• **TASK DIRECTIONS**:
Look through the lines below and extract any with the word "that".

• **TASK DATA**:

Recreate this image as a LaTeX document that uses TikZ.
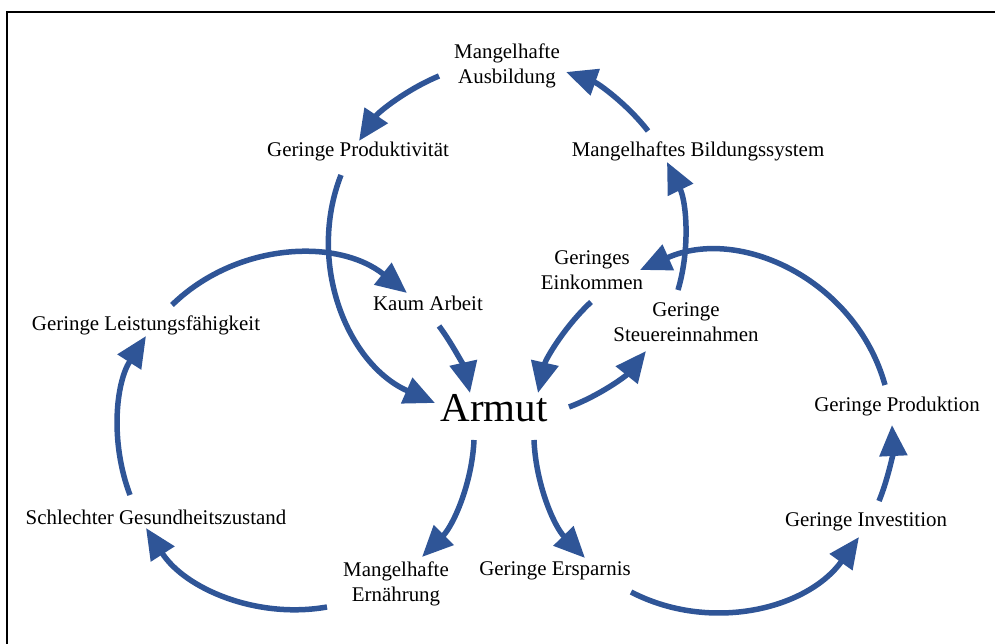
\documentclass[tikz,border=0pt]{standalone}
\usepackage{fontspec}
\setmainfont{Liberation Serif}
\usepackage{tikz}
\usetikzlibrary{arrows.meta, positioning, calc}
\definecolor{cycleblue}{RGB}{47, 85, 151}
\tikzstyle{factor} = [inner sep=0pt, outer sep=0pt, align=center, text=black, font=\fontsize{20.9}{25}\selectfont]
\tikzstyle{core} = [inner sep=0pt, outer sep=0pt, text=black, font=\fontsize{41}{46}\selectfont]
\tikzstyle{circlearrow} = [line width=5.5pt, -{Triangle[length=31pt, width=27pt]}, color=cycleblue]
\tikzstyle{frame} = [line width=2.2pt, color=black]

\begin{document}
\begin{tikzpicture}[x=1pt, y=1pt]
    \useasboundingbox (0,0) rectangle (995,644);
    % Frame
    \draw [frame] (7,-10) |- (1005,632);

    % Nodes
    \node (armut) [core] at (494,236) {Armut};
    \node (ausb) [factor] at (507,578) {Mangelhafte\\Ausbildung};
    \node (prod) [factor] at (358,492) {Geringe Produktivität};
    \node (bild) [factor] at (698,493) {Mangelhaftes Bildungssystem};
    \node (eink) [factor] at (592,374) {Geringes\\Einkommen};
    \node (arbeit) [factor] at (428,341) {Kaum Arbeit};
    \node (leist) [factor] at (146,319) {Geringe Leistungsfähigkeit};
    \node (steuer) [factor] at (686,322) {Geringe\\Steuereinnahmen};
    \node (produktion) [factor] at (897,237) {Geringe Produktion};
    \node (gesund) [factor] at (156,127) {Schlechter Gesundheitszustand};
    \node (invest) [factor] at (866,122) {Geringe Investition};
    \node (ernaehr) [factor] at (396,60) {Mangelhafte\\Ernährung};
    \node (spar) [factor] at (555,73) {Geringe Ersparnis};

    % Top cycle
    \draw [circlearrow] ([xshift=-68pt, yshift=-10pt]ausb.center) to[out=202.6, in=56.1, looseness=0.87] ([xshift=1pt, yshift=11pt]prod.center);
    \draw [circlearrow] ([xshift=-17pt, yshift=-23pt]prod.center) to[out=248.7, in=156.2, looseness=0.99] ([xshift=-59pt, yshift=5pt]armut.center);
    \draw [circlearrow] ([xshift=75pt, yshift=1pt]armut.center) to[out=20.3, in=231.3, looseness=0.86] ([xshift=-40pt, yshift=-29pt]steuer.center);
    \draw [circlearrow] ([xshift=-8pt, yshift=32pt]steuer.center) to[out=73.6, in=296, looseness=0.88] ([xshift=-31pt, yshift=-11pt]bild.center);
    \draw [circlearrow] ([xshift=-50pt, yshift=20pt]bild.center) to[out=127.6, in=340.7, looseness=0.86] ([xshift=59pt, yshift=-6pt]ausb.center);

    % Left cycle
    \draw [circlearrow] ([xshift=-20pt, yshift=-32pt]armut.center) to[out=267.4, in=45.2, looseness=0.88] ([xshift=26pt, yshift=27pt]ernaehr.center);
    \draw [circlearrow] ([xshift=-69pt, yshift=-23pt]ernaehr.center) to[out=190, in=302.7, looseness=0.93] ([xshift=-10pt, yshift=-11pt]gesund.center);
    \draw [circlearrow] ([xshift=-26pt, yshift=22pt]gesund.center) to[out=110.8, in=237.3, looseness=0.9] ([yshift=-11pt]leist.center);
    \draw [circlearrow] ([xshift=26pt, yshift=20pt]leist.center) to[out=44.3, in=141.4, looseness=0.97] ([xshift=-21pt, yshift=10pt]arbeit.center);
    \draw [circlearrow] ([xshift=11pt, yshift=-23pt]arbeit.center) to[out=306.6, in=102.5, looseness=0.86] ([xshift=-24pt, yshift=15pt]armut.center);

    % Right cycle
    \draw [circlearrow] ([xshift=40pt, yshift=-32pt]armut.center) to[out=272.3, in=134.3, looseness=0.88] ([xshift=30pt, yshift=13pt]spar.center);
    \draw [circlearrow] ([xshift=76pt, yshift=-21pt]spar.center) to[out=332.6, in=234.4, looseness=0.97] ([xshift=-7pt, yshift=-15pt]invest.center);
    \draw [circlearrow] ([xshift=13pt, yshift=21pt]invest.center) to[out=67.8, in=272.6, looseness=0.86] ([xshift=-5pt, yshift=-18pt]produktion.center);
    \draw [circlearrow] ([xshift=-12pt, yshift=22pt]produktion.center) to[out=105.6, in=24.1, looseness=1.03] ([xshift=48pt]eink.center);
    \draw [circlearrow] ([xshift=-1pt, yshift=-32pt]eink.center) to[out=222.9, in=77.2, looseness=0.86] ([xshift=44pt, yshift=15pt]armut.center);
\end{tikzpicture}
\end{document}
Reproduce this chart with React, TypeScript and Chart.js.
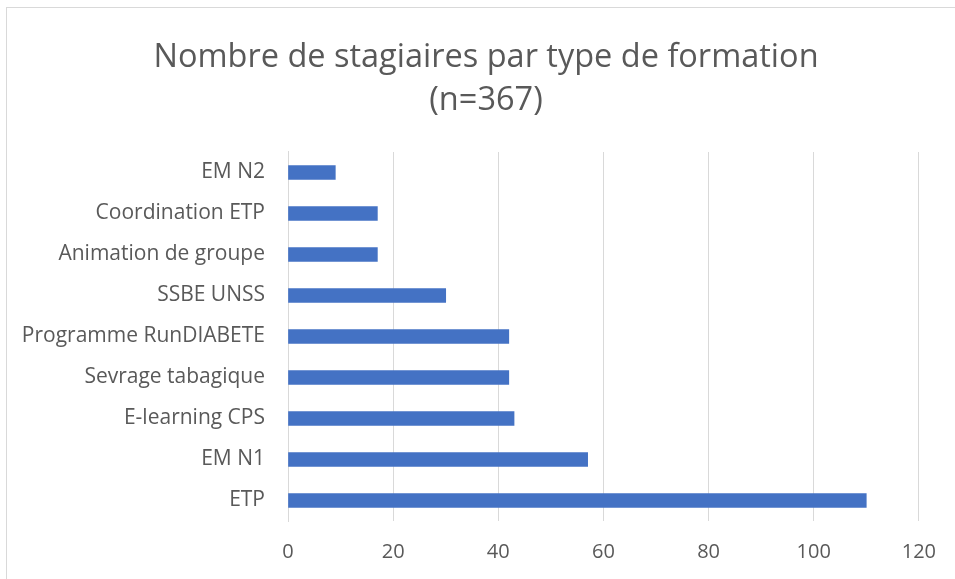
import React, { useEffect, useRef } from "react";
import { Chart, registerables } from "chart.js";

Chart.register(...registerables);

const categories = [
  "EM N2",
  "Coordination ETP",
  "Animation de groupe",
  "SSBE UNSS",
  "Programme RunDIABETE",
  "Sevrage tabagique",
  "E-learning CPS",
  "EM N1",
  "ETP",
];
const stagiaires = [9, 17, 17, 30, 42, 42, 43, 57, 110];
const titleLines = ["Nombre de stagiaires par type de formation", "(n=367)"];
const xMin = 0;
const xMax = 120;
const xStep = 20;

const FONT = "'Open Sans', sans-serif";
const TEXT = "#595959";
const GRID = "#d9d9d9";

export default function App() {
  const ref = useRef<HTMLCanvasElement | null>(null);

  useEffect(() => {
    if (!ref.current) return;
    const chart = new Chart(ref.current, {
      type: "bar",
      data: {
        labels: categories,
        datasets: [
          {
            data: stagiaires,
            backgroundColor: "#4472C4",
            borderWidth: 0,
            barThickness: 14,
            yAxisID: "y",
          },
        ],
      },
      options: {
        indexAxis: "y",
        responsive: false,
        animation: false,
        devicePixelRatio: 1,
        layout: { padding: { left: 17, right: 0, top: 0, bottom: 0 } },
        plugins: {
          legend: { display: false },
          tooltip: { enabled: false },
          title: {
            display: true,
            text: titleLines,
            color: TEXT,
            font: { family: FONT, size: 32.5, weight: "normal", lineHeight: 1.323 },
            padding: { top: 36, bottom: 30 },
          },
        },
        scales: {
          x: {
            min: xMin,
            max: xMax,
            ticks: {
              stepSize: xStep,
              color: TEXT,
              font: { family: FONT, size: 20 },
              padding: 19,
            },
            grid: { color: GRID, lineWidth: 1, drawTicks: false },
            border: { display: false },
            afterFit: (s: any) => {
              s.height = 58;
            },
          },
          y: {
            position: "left",
            ticks: {
              color: TEXT,
              font: { family: FONT, size: 21 },
              padding: 23,
            },
            grid: { display: false, drawTicks: false },
            border: { display: true, color: GRID, width: 1 },
            afterFit: (s: any) => {
              s.width = 271;
            },
          },
          yRight: {
            axis: "y",
            type: "category",
            position: "right",
            display: true,
            ticks: { display: false },
            grid: { display: false, drawTicks: false },
            border: { display: false },
            afterFit: (s: any) => {
              s.width = 35;
            },
          },
        },
      },
    });
    return () => chart.destroy();
  }, []);

  return (
    <div
      style={{
        position: "fixed",
        left: 0,
        top: 0,
        width: 955,
        height: 579,
        overflow: "hidden",
        background: "#ffffff",
      }}
    >
      <div
        style={{
          position: "absolute",
          left: 6,
          top: 7,
          width: 980,
          height: 620,
          border: `1px solid ${GRID}`,
          boxSizing: "border-box",
        }}
      />
      <canvas
        ref={ref}
        width={955}
        height={579}
        style={{ position: "absolute", left: 0, top: 0, width: 955, height: 579 }}
      />
    </div>
  );
}
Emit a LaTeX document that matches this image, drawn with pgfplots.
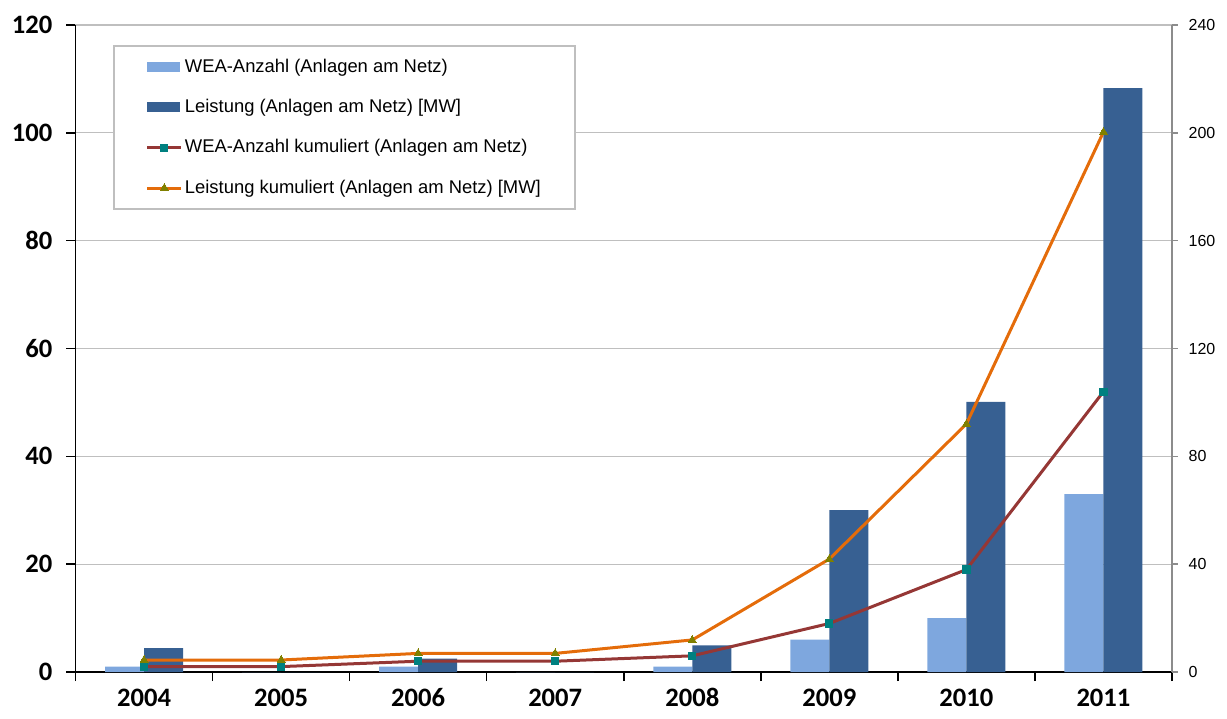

• **TASK RESPONSE**:
Recreate this image as a LaTeX document that uses TikZ.
Emit a LaTeX document that matches this image, drawn with pgfplots.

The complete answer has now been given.